Il passaggio dal virtuale al reale, invece, se avviene sul serio, non può essere che fonte di contentezza per chi ami l'azione e rifiuti la recita. Mi sono già espresso più volte in merito. È da oltre sei anni che ne "le api e i fiori" affermai quella necessità; l'ho ribadita lo scorso anno parlando della necessaria nascita di un "sistema di forze", ho approfondito il tema nel capitolo "Un partito?" nel mio ultimo libro "Quel domani che ci appartenne". Già lo scorso anno sostenendo - insieme alle Osa e all'UdE - Guaglianone e Gerri oltre ad alcuni candidati della lista di destra radicale, affermai che intendevo precorrere i tempi e pronosticai che per le elezioni del 2006 sarebbe stato inevitabile parlare di alleanze.

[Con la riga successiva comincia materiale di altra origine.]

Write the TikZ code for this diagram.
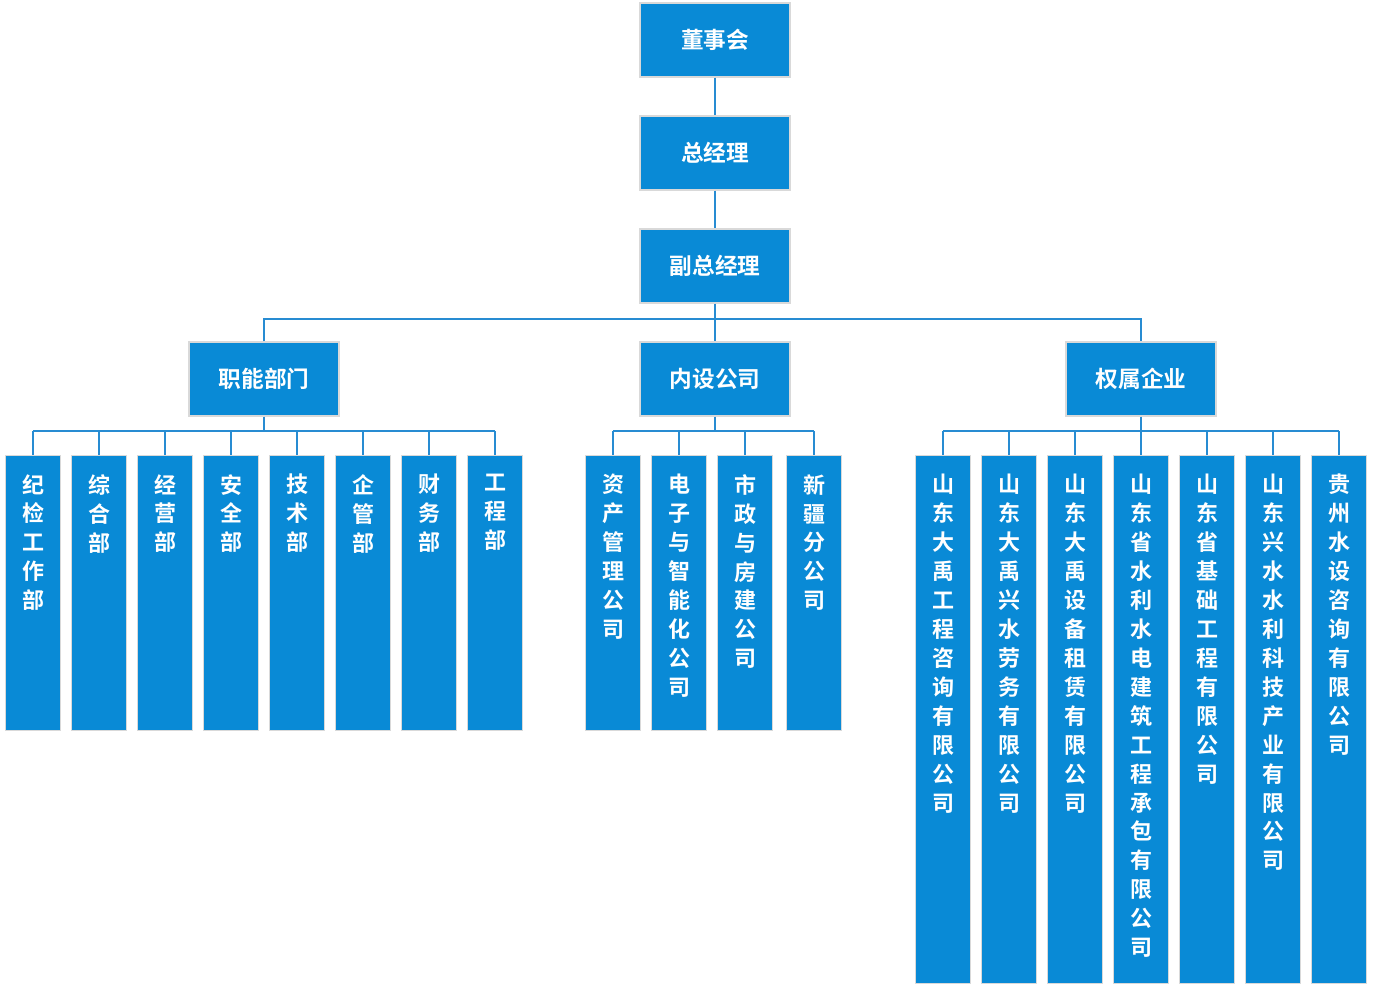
\documentclass[tikz,border=0pt]{standalone}
\usepackage{fontspec}
\setmainfont{Noto Sans CJK SC}[BoldFont={* Bold}]
\usetikzlibrary{shapes.misc}
\definecolor{boxblue}{RGB}{9,138,214}
\definecolor{lineblue}{RGB}{40,140,210}
\tikzset{
  head/.style={draw=white!85!black,line width=0.8pt,fill=boxblue,minimum width=112.5pt,minimum height=55.5pt,
    text=white,font=\fontsize{17}{20}\selectfont\bfseries,inner sep=0pt},
  bar/.style={chamfered rectangle,chamfered rectangle corners={north west,north east,south west,south east},
    chamfered rectangle xsep=2.5pt,chamfered rectangle ysep=2.5pt,draw=white!85!black,line width=0.6pt,fill=boxblue,inner sep=0pt},
  vtext/.style={anchor=north,text=white,align=center,inner sep=0pt,font=\fontsize{16.5}{21.7}\selectfont\bfseries},
  link/.style={draw=lineblue,line width=2pt}
}
\begin{document}
\begin{tikzpicture}[x=0.75pt,y=0.75pt,yscale=-1,xscale=1]
\useasboundingbox (0,0) rectangle (1374,991);

% top chain
\node[head] (dsh) at (715,40) {董事会};
\node[head] (zjl) at (715,153) {总经理};
\node[head] (fzjl) at (715,266) {副总经理};
\node[head] (znbm) at (264,379) {职能部门};
\node[head] (nsgs) at (715,379) {内设公司};
\node[head] (qsqy) at (1141,379) {权属企业};
\coordinate (mid) at (715,319);
\draw[link] (dsh) -- (zjl);
\draw[link] (zjl) -- (fzjl);
\draw[link] (fzjl) -- (nsgs);
\draw[link] (znbm.north) |- (mid) -| (qsqy.north);

% bottom bars
\def\busy{431}
\foreach \x/\t [count=\i] in {33/纪\\检\\工\\作\\部, 99/综\\合\\部, 165/经\\营\\部, 231/安\\全\\部,
  297/技\\术\\部, 363/企\\管\\部, 429/财\\务\\部, 495/工\\程\\部}{
  \draw[bar] (\x-27.5,455) rectangle (\x+27.5,730);
  \node[vtext] (a\i) at (\x,474) {\t};
  \coordinate (ta\i) at (\x,455);
  \draw[link] (\x,\busy) -- (ta\i);
}
\foreach \x/\t [count=\i] in {613/资\\产\\管\\理\\公\\司, 679/电\\子\\与\\智\\能\\化\\公\\司,
  745/市\\政\\与\\房\\建\\公\\司, 814/新\\疆\\分\\公\\司}{
  \draw[bar] (\x-27.5,455) rectangle (\x+27.5,730);
  \node[vtext] (b\i) at (\x,474) {\t};
  \coordinate (tb\i) at (\x,455);
  \draw[link] (\x,\busy) -- (tb\i);
}
\foreach \x/\t [count=\i] in {943/山\\东\\大\\禹\\工\\程\\咨\\询\\有\\限\\公\\司,
  1009/山\\东\\大\\禹\\兴\\水\\劳\\务\\有\\限\\公\\司, 1075/山\\东\\大\\禹\\设\\备\\租\\赁\\有\\限\\公\\司,
  1141/山\\东\\省\\水\\利\\水\\电\\建\\筑\\工\\程\\承\\包\\有\\限\\公\\司, 1207/山\\东\\省\\基\\础\\工\\程\\有\\限\\公\\司,
  1273/山\\东\\兴\\水\\水\\利\\科\\技\\产\\业\\有\\限\\公\\司, 1339/贵\\州\\水\\设\\咨\\询\\有\\限\\公\\司}{
  \draw[bar] (\x-27.5,455) rectangle (\x+27.5,983);
  \node[vtext] (c\i) at (\x,474) {\t};
  \coordinate (tc\i) at (\x,455);
  \draw[link] (\x,\busy) -- (tc\i);
}
\draw[link] (33,\busy) -- (495,\busy);
\draw[link] (613,\busy) -- (814,\busy);
\draw[link] (943,\busy) -- (1339,\busy);
\draw[link] (znbm) -- (264,\busy);
\draw[link] (nsgs) -- (715,\busy);
\draw[link] (qsqy) -- (1141,\busy);
\end{tikzpicture}
\end{document}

Le cose sono andate in quel modo e potrei esserne orgoglioso, vieppiù perchè se ho predicato "male" ho comunque razzolato "bene" tenendomi sempre al di fuori dal mercato.

Non sono invece troppo soddisfatto. In primis perché a mio avviso i due cartelli elettorali per ottenere un risultato dovrebbero mettersi d'accordo ma non mi pare proprio che abbiano l'intenzione di farlo. In secondo luogo perché la rivoluzione dei canoni, delle gerarchie, delle mentalità che è indispensabile per trasformare quest'opportunità in un sucesso e non invece in una sbracatura non è ancora avvenuta né linearmente in marcia. Le urgenze ci fanno giungere ad un altro appuntamento importante ancora impreparati. Il successo pertanto se ci sarà, sarà comunque minimo. La sua misura dipenderà dall'incidenza che le forze attive e innovatrici riusciranno ad assumere sulle nomenclature del ghetto.

In ogni caso è tempo di atti e di fatti e non di sproloqui.